Leave out every picture. Copy exactly the lines from the one holding "Reproduce this chart with Plotly." through the one holding "import plotly.graph_objects as go".

##### Supplied information #####

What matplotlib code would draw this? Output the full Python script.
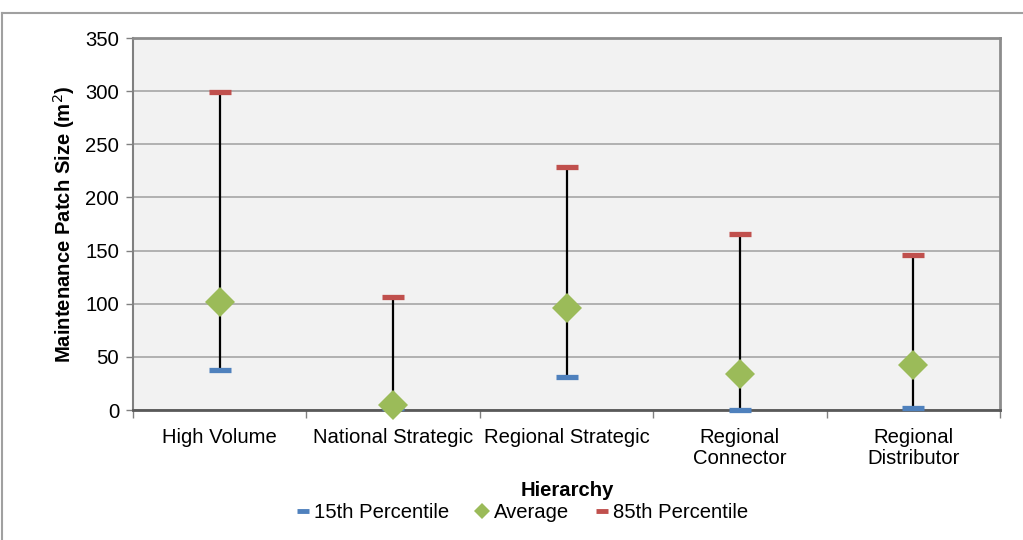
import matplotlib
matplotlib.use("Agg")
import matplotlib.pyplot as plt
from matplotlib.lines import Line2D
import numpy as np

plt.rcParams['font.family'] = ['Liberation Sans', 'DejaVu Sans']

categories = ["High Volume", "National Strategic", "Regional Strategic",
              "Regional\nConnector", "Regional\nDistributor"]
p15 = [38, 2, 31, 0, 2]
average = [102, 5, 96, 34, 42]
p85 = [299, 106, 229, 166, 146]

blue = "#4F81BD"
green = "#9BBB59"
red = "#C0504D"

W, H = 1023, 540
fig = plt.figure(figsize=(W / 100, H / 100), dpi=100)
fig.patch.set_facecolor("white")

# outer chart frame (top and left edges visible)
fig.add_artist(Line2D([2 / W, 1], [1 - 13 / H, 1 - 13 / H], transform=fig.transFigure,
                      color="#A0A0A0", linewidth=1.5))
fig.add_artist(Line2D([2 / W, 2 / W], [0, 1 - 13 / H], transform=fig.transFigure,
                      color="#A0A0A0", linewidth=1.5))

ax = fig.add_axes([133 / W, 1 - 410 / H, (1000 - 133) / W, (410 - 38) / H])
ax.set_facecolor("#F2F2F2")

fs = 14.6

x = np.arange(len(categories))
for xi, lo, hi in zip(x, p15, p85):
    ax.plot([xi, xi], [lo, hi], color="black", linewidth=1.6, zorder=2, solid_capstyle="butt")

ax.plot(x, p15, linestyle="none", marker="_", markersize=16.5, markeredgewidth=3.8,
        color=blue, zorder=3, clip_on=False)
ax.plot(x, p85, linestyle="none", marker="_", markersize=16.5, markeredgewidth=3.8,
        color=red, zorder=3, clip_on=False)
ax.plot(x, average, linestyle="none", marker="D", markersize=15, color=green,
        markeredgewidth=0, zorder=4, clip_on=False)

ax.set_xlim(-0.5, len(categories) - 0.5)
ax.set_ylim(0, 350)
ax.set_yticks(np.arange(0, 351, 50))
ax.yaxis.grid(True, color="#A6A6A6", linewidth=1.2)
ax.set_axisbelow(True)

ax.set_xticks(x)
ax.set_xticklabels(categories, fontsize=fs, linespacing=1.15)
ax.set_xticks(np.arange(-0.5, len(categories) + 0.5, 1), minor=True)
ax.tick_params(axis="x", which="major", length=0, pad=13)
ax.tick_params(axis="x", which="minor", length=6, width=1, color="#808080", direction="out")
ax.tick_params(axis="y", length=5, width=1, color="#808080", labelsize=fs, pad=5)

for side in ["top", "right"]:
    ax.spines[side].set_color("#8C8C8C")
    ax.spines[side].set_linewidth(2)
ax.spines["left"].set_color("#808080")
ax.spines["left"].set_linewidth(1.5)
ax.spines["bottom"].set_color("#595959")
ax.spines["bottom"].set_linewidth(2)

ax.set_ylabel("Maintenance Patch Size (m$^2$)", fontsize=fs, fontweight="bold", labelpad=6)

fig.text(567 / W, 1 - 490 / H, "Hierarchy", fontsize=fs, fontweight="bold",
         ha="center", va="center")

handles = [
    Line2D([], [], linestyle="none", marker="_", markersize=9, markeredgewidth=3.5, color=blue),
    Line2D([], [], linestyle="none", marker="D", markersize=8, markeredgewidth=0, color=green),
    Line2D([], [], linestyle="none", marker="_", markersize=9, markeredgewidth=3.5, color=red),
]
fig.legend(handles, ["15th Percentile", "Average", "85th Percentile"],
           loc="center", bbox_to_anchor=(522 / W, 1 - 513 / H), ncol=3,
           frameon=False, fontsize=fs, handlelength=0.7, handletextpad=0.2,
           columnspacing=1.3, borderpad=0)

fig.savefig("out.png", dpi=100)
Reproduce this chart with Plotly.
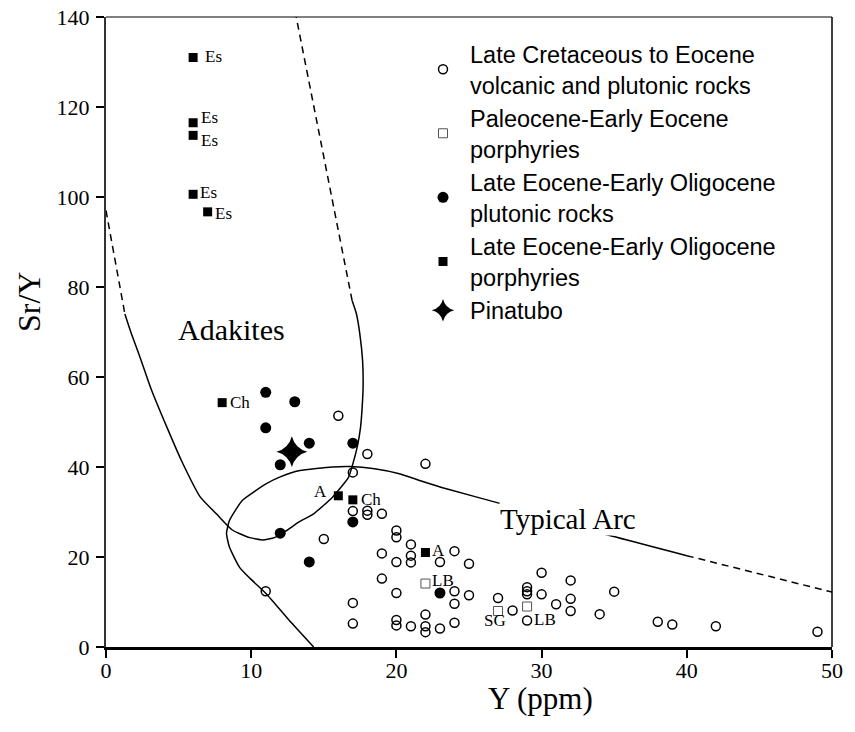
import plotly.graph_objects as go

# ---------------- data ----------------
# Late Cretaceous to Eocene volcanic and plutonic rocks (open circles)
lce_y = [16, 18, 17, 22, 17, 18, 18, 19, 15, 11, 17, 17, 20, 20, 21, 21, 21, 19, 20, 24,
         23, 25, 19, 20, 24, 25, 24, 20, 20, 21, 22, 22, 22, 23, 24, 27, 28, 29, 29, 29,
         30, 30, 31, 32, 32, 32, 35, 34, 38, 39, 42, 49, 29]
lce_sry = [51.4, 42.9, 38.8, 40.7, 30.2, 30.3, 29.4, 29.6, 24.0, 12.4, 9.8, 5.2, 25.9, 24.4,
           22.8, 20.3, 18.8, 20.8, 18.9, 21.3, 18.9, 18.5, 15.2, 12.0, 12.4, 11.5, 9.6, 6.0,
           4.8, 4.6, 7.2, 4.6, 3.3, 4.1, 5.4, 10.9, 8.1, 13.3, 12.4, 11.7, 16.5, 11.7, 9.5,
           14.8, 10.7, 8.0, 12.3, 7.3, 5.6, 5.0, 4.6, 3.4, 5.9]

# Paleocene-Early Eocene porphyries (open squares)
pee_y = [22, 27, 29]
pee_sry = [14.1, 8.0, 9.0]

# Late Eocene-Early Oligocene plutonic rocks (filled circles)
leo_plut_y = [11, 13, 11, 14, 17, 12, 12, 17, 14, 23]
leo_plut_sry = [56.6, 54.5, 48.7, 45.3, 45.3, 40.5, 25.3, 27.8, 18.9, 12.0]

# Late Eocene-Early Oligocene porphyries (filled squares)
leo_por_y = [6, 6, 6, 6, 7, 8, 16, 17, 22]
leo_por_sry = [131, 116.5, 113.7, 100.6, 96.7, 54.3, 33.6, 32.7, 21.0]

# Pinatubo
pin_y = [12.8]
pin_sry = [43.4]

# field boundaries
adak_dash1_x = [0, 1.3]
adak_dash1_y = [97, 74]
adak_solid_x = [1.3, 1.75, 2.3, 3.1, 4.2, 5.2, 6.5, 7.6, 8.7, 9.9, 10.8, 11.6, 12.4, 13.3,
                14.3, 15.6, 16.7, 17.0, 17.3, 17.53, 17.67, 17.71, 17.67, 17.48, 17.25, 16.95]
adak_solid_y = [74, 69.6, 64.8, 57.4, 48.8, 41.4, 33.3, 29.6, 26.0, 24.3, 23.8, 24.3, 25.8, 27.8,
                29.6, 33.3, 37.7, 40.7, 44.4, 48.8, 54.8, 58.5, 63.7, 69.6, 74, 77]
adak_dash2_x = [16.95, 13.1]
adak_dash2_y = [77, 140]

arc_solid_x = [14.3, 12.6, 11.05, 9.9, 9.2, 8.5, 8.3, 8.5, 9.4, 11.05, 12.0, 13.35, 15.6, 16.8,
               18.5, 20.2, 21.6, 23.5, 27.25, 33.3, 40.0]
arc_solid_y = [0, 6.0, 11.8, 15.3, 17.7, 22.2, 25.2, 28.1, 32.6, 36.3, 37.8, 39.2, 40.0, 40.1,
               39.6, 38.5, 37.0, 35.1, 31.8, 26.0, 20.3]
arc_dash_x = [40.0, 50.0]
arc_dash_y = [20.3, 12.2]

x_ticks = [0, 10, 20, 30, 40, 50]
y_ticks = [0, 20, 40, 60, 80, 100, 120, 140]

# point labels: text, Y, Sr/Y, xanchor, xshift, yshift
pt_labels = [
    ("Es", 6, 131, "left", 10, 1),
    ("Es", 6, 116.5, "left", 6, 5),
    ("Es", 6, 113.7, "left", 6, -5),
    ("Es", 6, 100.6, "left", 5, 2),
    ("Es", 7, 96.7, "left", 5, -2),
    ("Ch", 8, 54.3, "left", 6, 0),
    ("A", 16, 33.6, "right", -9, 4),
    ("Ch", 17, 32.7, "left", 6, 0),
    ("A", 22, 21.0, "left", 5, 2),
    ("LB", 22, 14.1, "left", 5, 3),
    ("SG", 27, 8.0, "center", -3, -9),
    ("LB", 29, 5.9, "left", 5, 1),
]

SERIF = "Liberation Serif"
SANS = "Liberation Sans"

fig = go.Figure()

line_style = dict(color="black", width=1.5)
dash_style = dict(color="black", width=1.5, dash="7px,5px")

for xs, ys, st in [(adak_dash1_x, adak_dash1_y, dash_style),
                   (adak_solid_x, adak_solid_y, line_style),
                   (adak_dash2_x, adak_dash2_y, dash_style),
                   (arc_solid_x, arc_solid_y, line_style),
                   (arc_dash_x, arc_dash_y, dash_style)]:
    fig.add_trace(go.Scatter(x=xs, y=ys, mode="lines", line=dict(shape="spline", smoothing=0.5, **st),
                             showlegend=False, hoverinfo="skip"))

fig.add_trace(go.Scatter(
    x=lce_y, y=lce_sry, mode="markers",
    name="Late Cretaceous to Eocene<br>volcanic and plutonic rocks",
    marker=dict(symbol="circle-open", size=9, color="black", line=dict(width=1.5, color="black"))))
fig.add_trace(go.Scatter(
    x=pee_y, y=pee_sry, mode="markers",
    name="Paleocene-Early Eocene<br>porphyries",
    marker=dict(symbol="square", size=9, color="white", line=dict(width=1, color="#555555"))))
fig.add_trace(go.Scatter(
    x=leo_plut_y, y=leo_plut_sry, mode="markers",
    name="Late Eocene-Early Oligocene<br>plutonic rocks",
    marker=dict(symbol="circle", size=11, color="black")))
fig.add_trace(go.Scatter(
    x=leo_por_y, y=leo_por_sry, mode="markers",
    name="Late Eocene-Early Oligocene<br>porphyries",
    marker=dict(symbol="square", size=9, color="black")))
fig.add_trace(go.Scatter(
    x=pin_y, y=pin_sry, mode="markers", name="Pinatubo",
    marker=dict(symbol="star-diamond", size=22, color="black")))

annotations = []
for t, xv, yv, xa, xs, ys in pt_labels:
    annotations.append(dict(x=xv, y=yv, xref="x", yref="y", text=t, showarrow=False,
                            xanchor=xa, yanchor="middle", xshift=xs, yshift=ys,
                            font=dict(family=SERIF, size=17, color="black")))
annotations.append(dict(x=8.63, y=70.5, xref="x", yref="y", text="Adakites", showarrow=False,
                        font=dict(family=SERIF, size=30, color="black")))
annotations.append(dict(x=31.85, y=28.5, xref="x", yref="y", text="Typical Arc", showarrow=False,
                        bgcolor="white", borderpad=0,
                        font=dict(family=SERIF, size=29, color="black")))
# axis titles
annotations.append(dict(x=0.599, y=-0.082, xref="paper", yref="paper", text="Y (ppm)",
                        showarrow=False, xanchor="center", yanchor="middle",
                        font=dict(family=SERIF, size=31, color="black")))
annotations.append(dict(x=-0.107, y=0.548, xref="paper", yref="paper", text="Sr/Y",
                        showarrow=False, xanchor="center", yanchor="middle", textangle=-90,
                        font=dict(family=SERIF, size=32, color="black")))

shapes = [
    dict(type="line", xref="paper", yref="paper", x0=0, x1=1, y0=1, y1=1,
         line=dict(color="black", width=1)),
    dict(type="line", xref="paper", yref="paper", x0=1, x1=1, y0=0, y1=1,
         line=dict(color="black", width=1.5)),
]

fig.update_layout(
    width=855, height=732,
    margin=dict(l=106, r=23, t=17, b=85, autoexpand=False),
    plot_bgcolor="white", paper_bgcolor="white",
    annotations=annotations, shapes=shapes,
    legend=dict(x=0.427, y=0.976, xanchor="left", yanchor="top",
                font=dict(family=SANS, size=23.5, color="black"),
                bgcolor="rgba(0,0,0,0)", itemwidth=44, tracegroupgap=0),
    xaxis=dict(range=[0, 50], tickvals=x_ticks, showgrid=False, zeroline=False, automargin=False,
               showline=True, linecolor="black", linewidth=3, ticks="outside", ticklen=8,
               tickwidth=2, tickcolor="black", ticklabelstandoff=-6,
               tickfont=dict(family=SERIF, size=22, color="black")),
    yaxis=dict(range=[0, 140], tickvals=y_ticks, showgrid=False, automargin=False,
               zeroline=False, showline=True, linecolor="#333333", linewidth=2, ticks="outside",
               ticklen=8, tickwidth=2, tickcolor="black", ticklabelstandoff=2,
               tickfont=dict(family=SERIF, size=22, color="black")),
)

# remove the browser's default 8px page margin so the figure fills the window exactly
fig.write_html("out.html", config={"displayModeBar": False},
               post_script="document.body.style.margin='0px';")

#####

_Result of the task_.
Reproduce this chart with Plotly.
import plotly.graph_objects as go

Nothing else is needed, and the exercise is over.